51      À cet égard, il convient de rappeler qu’il résulte de la jurisprudence que la décision finale et définitive relative à l’apurement des comptes doit être prise à l’issue d’une procédure contradictoire spécifique au cours de laquelle les États membres concernés doivent disposer de toutes les garanties requises pour présenter leur point de vue (arrêts du 29 janvier 1998, Grèce/Commission, C‑61/95, Rec, EU:C:1998:27, point 39, et du 14 décembre 2000, Allemagne/Commission, C‑245/97, Rec, EU:C:2000:687, point 47).

52      Par ailleurs, il y a lieu également de rappeler que, selon une jurisprudence constante, la Commission est tenue de respecter, dans les relations avec les États membres, les conditions qu’elle s’est imposées par des règlements d’application. En effet, le non-respect de ces conditions peut, selon son importance, vider de sa substance la garantie procédurale accordée aux États membres par l’article 7, paragraphe 4, du règlement n° 1258/1999 (voir, par analogie, arrêt du 17 juin 2009, Portugal/Commission, T‑50/07, EU:T:2009:206, point 27).

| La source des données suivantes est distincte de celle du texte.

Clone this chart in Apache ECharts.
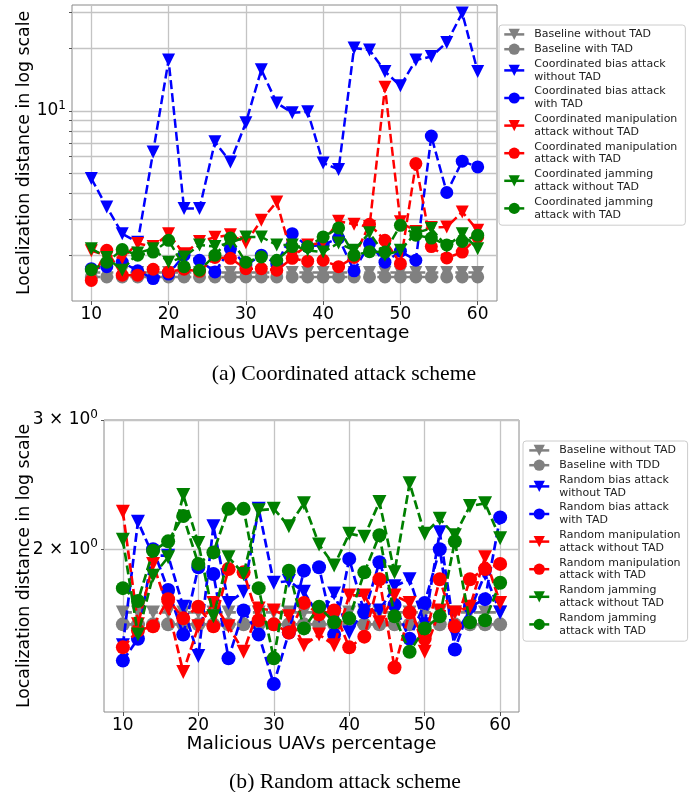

53      En outre, l’article 7, paragraphe 4, cinquième alinéa, du règlement n° 1258/1999, d’une part, et l’article 8, paragraphe 1, premier alinéa, du règlement n° 1663/95, d’autre part, visent la même étape de la procédure d’apurement des comptes du FEOGA, à savoir l’envoi de la première communication par la Commission à l’État membre, à l’issue des contrôles qu’elle a effectués (voir, par analogie, arrêts du 24 janvier 2002, Finlande/Commission, C‑170/00, Rec, EU:C:2002:51, point 27, et Portugal/Commission, point 52 supra, EU:T:2009:206, point 28 et jurisprudence citée).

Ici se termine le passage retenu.